Data section:
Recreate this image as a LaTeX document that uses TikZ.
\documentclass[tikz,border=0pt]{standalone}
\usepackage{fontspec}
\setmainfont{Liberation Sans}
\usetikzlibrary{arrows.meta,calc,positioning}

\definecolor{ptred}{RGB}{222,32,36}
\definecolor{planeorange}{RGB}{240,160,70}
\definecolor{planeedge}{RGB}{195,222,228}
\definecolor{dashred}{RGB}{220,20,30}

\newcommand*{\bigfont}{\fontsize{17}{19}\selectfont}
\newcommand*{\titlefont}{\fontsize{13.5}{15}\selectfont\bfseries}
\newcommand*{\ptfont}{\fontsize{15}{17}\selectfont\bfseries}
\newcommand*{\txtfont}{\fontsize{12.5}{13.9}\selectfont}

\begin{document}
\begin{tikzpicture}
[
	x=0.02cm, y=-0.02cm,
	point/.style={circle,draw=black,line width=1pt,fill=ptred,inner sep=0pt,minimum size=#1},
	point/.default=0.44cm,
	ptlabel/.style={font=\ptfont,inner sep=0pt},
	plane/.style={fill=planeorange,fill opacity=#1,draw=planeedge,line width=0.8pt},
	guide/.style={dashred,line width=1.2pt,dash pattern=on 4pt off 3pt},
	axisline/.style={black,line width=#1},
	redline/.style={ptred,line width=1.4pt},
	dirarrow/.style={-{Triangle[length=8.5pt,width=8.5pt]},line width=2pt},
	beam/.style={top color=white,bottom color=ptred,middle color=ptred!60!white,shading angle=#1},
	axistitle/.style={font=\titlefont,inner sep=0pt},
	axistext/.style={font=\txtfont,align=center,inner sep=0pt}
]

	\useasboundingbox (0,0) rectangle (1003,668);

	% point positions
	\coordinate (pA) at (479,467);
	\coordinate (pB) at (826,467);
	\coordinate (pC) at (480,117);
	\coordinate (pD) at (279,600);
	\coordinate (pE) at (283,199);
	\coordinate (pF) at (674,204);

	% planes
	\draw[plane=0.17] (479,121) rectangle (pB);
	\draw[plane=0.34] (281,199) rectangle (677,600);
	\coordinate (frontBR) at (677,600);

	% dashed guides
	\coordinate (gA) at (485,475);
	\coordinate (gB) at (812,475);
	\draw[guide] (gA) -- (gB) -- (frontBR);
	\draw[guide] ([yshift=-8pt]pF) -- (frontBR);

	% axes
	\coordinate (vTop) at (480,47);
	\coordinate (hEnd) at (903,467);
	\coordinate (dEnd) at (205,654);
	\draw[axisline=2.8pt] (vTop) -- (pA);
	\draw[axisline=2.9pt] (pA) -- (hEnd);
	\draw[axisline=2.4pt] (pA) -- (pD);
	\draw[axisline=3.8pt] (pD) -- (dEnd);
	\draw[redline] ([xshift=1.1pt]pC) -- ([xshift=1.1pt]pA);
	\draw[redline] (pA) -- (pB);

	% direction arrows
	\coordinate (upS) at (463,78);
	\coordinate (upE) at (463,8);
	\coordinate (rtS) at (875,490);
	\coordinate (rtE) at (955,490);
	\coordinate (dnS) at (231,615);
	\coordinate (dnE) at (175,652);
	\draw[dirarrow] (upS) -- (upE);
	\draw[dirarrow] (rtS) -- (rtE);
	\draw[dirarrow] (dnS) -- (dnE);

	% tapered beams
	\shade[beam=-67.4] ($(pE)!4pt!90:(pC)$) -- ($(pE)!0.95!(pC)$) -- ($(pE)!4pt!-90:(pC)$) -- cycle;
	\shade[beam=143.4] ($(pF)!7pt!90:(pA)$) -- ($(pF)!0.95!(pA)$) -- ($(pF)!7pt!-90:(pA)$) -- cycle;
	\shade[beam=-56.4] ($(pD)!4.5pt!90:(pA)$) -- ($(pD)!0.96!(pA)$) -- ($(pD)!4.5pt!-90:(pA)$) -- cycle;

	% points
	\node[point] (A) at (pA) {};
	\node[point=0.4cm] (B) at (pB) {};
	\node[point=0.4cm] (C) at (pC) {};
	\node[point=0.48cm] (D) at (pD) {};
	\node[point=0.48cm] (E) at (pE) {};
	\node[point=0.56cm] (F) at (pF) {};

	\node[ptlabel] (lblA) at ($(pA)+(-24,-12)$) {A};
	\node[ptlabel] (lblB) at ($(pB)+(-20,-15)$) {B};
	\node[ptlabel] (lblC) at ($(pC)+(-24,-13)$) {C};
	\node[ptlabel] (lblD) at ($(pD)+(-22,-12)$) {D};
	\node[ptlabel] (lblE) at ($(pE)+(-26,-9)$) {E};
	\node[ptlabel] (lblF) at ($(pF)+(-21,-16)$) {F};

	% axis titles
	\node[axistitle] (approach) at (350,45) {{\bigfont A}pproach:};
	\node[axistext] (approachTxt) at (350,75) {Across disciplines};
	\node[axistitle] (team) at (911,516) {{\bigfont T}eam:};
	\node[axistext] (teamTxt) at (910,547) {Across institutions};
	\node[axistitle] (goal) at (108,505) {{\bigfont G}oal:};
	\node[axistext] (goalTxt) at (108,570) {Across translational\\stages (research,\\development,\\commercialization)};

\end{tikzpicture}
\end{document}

Exercise aim: Go through the listing above and restate it word for word.

Final result:
Recreate this image as a LaTeX document that uses TikZ.
\documentclass[tikz,border=0pt]{standalone}
\usepackage{fontspec}
\setmainfont{Liberation Sans}
\usetikzlibrary{arrows.meta,calc,positioning}

\definecolor{ptred}{RGB}{222,32,36}
\definecolor{planeorange}{RGB}{240,160,70}
\definecolor{planeedge}{RGB}{195,222,228}
\definecolor{dashred}{RGB}{220,20,30}

\newcommand*{\bigfont}{\fontsize{17}{19}\selectfont}
\newcommand*{\titlefont}{\fontsize{13.5}{15}\selectfont\bfseries}
\newcommand*{\ptfont}{\fontsize{15}{17}\selectfont\bfseries}
\newcommand*{\txtfont}{\fontsize{12.5}{13.9}\selectfont}

\begin{document}
\begin{tikzpicture}
[
	x=0.02cm, y=-0.02cm,
	point/.style={circle,draw=black,line width=1pt,fill=ptred,inner sep=0pt,minimum size=#1},
	point/.default=0.44cm,
	ptlabel/.style={font=\ptfont,inner sep=0pt},
	plane/.style={fill=planeorange,fill opacity=#1,draw=planeedge,line width=0.8pt},
	guide/.style={dashred,line width=1.2pt,dash pattern=on 4pt off 3pt},
	axisline/.style={black,line width=#1},
	redline/.style={ptred,line width=1.4pt},
	dirarrow/.style={-{Triangle[length=8.5pt,width=8.5pt]},line width=2pt},
	beam/.style={top color=white,bottom color=ptred,middle color=ptred!60!white,shading angle=#1},
	axistitle/.style={font=\titlefont,inner sep=0pt},
	axistext/.style={font=\txtfont,align=center,inner sep=0pt}
]

	\useasboundingbox (0,0) rectangle (1003,668);

	% point positions
	\coordinate (pA) at (479,467);
	\coordinate (pB) at (826,467);
	\coordinate (pC) at (480,117);
	\coordinate (pD) at (279,600);
	\coordinate (pE) at (283,199);
	\coordinate (pF) at (674,204);

	% planes
	\draw[plane=0.17] (479,121) rectangle (pB);
	\draw[plane=0.34] (281,199) rectangle (677,600);
	\coordinate (frontBR) at (677,600);

	% dashed guides
	\coordinate (gA) at (485,475);
	\coordinate (gB) at (812,475);
	\draw[guide] (gA) -- (gB) -- (frontBR);
	\draw[guide] ([yshift=-8pt]pF) -- (frontBR);

	% axes
	\coordinate (vTop) at (480,47);
	\coordinate (hEnd) at (903,467);
	\coordinate (dEnd) at (205,654);
	\draw[axisline=2.8pt] (vTop) -- (pA);
	\draw[axisline=2.9pt] (pA) -- (hEnd);
	\draw[axisline=2.4pt] (pA) -- (pD);
	\draw[axisline=3.8pt] (pD) -- (dEnd);
	\draw[redline] ([xshift=1.1pt]pC) -- ([xshift=1.1pt]pA);
	\draw[redline] (pA) -- (pB);

	% direction arrows
	\coordinate (upS) at (463,78);
	\coordinate (upE) at (463,8);
	\coordinate (rtS) at (875,490);
	\coordinate (rtE) at (955,490);
	\coordinate (dnS) at (231,615);
	\coordinate (dnE) at (175,652);
	\draw[dirarrow] (upS) -- (upE);
	\draw[dirarrow] (rtS) -- (rtE);
	\draw[dirarrow] (dnS) -- (dnE);

	% tapered beams
	\shade[beam=-67.4] ($(pE)!4pt!90:(pC)$) -- ($(pE)!0.95!(pC)$) -- ($(pE)!4pt!-90:(pC)$) -- cycle;
	\shade[beam=143.4] ($(pF)!7pt!90:(pA)$) -- ($(pF)!0.95!(pA)$) -- ($(pF)!7pt!-90:(pA)$) -- cycle;
	\shade[beam=-56.4] ($(pD)!4.5pt!90:(pA)$) -- ($(pD)!0.96!(pA)$) -- ($(pD)!4.5pt!-90:(pA)$) -- cycle;

	% points
	\node[point] (A) at (pA) {};
	\node[point=0.4cm] (B) at (pB) {};
	\node[point=0.4cm] (C) at (pC) {};
	\node[point=0.48cm] (D) at (pD) {};
	\node[point=0.48cm] (E) at (pE) {};
	\node[point=0.56cm] (F) at (pF) {};

	\node[ptlabel] (lblA) at ($(pA)+(-24,-12)$) {A};
	\node[ptlabel] (lblB) at ($(pB)+(-20,-15)$) {B};
	\node[ptlabel] (lblC) at ($(pC)+(-24,-13)$) {C};
	\node[ptlabel] (lblD) at ($(pD)+(-22,-12)$) {D};
	\node[ptlabel] (lblE) at ($(pE)+(-26,-9)$) {E};
	\node[ptlabel] (lblF) at ($(pF)+(-21,-16)$) {F};

	% axis titles
	\node[axistitle] (approach) at (350,45) {{\bigfont A}pproach:};
	\node[axistext] (approachTxt) at (350,75) {Across disciplines};
	\node[axistitle] (team) at (911,516) {{\bigfont T}eam:};
	\node[axistext] (teamTxt) at (910,547) {Across institutions};
	\node[axistitle] (goal) at (108,505) {{\bigfont G}oal:};
	\node[axistext] (goalTxt) at (108,570) {Across translational\\stages (research,\\development,\\commercialization)};

\end{tikzpicture}
\end{document}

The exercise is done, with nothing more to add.